The most confidently approved architecture documents often quietly create the most risk. Heavy governance can decouple from reality, freezing a moment in time while the system continues to evolve.

This is the Control Paradox: the more rigid the control, the further we drift from the truth.

Theatre of Control

Many organisations embrace the fiction of control:

  • Static documents provide legal cover and diffuse accountability
  • Governance becomes a performance for auditors, not a mechanism for architectural integrity
  • Plausible deniability often wins over clarity

The Integrity Gap

This creates a growing gap between:

  • Audit Artefact: what is documented
  • Living Truth: what actually exists

The document sits confidently in a repository, often wrong about the system it describes. Closing this gap requires courage and honesty.

Velocity of Truth

Real control emerges not from approval, but from the speed at which understanding updates to match reality.
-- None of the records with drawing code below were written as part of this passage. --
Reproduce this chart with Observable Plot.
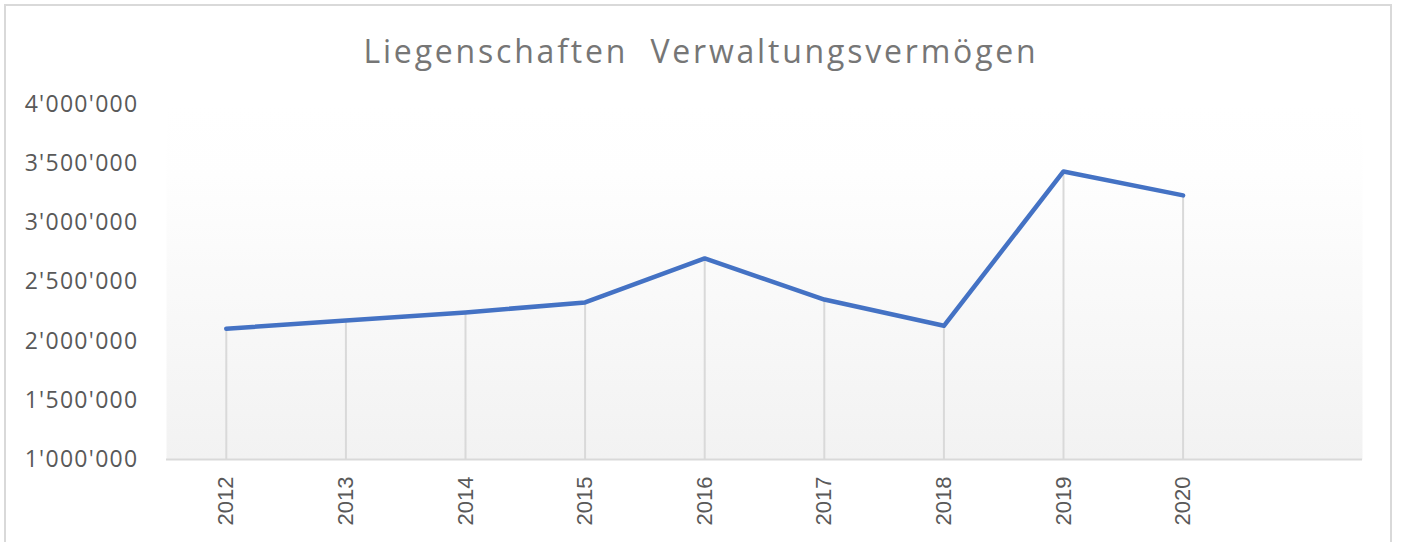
<!DOCTYPE html>
<html>
<head>
<meta charset="utf-8">
<script src="https://cdn.jsdelivr.net/npm/d3@7"></script>
<script src="https://cdn.jsdelivr.net/npm/@observablehq/plot@0.6"></script>
<style>
  html, body { margin: 0; padding: 0; background: #fff; overflow: hidden; }
  #wrap { position: relative; width: 1402px; height: 542px; }
  #frame { position: absolute; left: 4px; top: 4px; width: 1388px; height: 600px; border: 2px solid #d9d9d9; box-sizing: border-box; }
  #title { position: relative; height: 90px; box-sizing: border-box; padding-top: 35px; line-height: 32px;
           text-align: center; font-family: "Open Sans", sans-serif; font-size: 32px; letter-spacing: 2.8px; color: #767676; }
  #chart { position: relative; }
  #chart g[aria-label="y-axis tick label"] text { letter-spacing: 1.3px; }
</style>
</head>
<body>
<div id="wrap">
  <div id="frame"></div>
  <div id="title">Liegenschaften&nbsp; Verwaltungsvermögen</div>
  <div id="chart"></div>
</div>
<script>
const years = [2012, 2013, 2014, 2015, 2016, 2017, 2018, 2019, 2020];
const values = [2105000, 2175000, 2243000, 2327000, 2699000, 2352000, 2130000, 3434000, 3232000];
const yTicks = [1000000, 1500000, 2000000, 2500000, 3000000, 3500000, 4000000];
const xTickLabels = ["2012", "2013", "2014", "2015", "2016", "2017", "2018", "2019", "2020"];

const data = years.map((year, i) => ({year, value: values[i]}));
const yMin = yTicks[0], yMax = yTicks[yTicks.length - 1];
const fmt = d => d3.format(",")(d).replace(/,/g, "'");

const defs = () => {
  const ns = "http://www.w3.org/2000/svg";
  const d = document.createElementNS(ns, "defs");
  const g = document.createElementNS(ns, "linearGradient");
  g.setAttribute("id", "bg");
  g.setAttribute("x1", "0"); g.setAttribute("x2", "0");
  g.setAttribute("y1", "0"); g.setAttribute("y2", "1");
  [["0", "#ffffff"], ["0.2", "#fefefe"], ["1", "#f2f2f2"]].forEach(([o, c]) => {
    const s = document.createElementNS(ns, "stop");
    s.setAttribute("offset", o); s.setAttribute("stop-color", c);
    g.appendChild(s);
  });
  d.appendChild(g);
  return d;
};

const chart = Plot.plot({
  width: 1402,
  height: 452,
  marginLeft: 166,
  marginRight: 40,
  marginTop: 14,
  marginBottom: 83,
  style: {fontFamily: "Open Sans, sans-serif", background: "transparent", overflow: "visible"},
  x: {domain: [years[0] - 0.5, years[years.length - 1] + 1.5], axis: null},
  y: {domain: [yMin, yMax], axis: null},
  marks: [
    defs,
    Plot.frame({fill: "url(#bg)", stroke: "none"}),
    Plot.ruleX(data, {x: "year", y1: yMin, y2: "value", stroke: "#d9d9d9", strokeWidth: 2}),
    Plot.ruleY([yMin], {stroke: "#d9d9d9", strokeWidth: 2}),
    Plot.line(data, {x: "year", y: "value", stroke: "#4472C4", strokeWidth: 4.5, strokeLinejoin: "round", strokeLinecap: "round"}),
    Plot.axisY({ticks: yTicks, tickFormat: fmt, tickSize: 0, tickPadding: 28, label: null, fontSize: 23, fill: "#595959", fontFamily: "Open Sans, sans-serif"}),
    Plot.axisX({ticks: years, tickFormat: (d, i) => xTickLabels[i], tickRotate: -90, tickSize: 0, tickPadding: 17, label: null, fontSize: 22, fill: "#595959", fontFamily: "Liberation Sans, Arial, sans-serif"})
  ]
});
document.getElementById("chart").appendChild(chart);
</script>
</body>
</html>
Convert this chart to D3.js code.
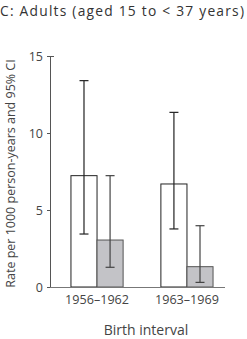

To improve the Velocity of Truth:

  • Decision Traceability (ADRs): written for the next engineer, not the auditor
  • Decoupled Compliance: lightweight references instead of duplication; compliance is a wrapper, not a redesign
  • Continuous Risk Intelligence: surface misalignment as it emerges
  • Cultural Permission: deviation isn't disobedience — it's architecture responding to reality

The Earned Question

The moment we approve architecture, it begins to drift. Real control comes from honest assessment and principled action.

What would your architecture practice look like if you optimised for truth velocity instead of approval confidence? Not theoretically. Tomorrow.

True architectural control isn't about getting approvals — it's about keeping pace with reality, embracing honest assessment, and taking principled action as systems evolve.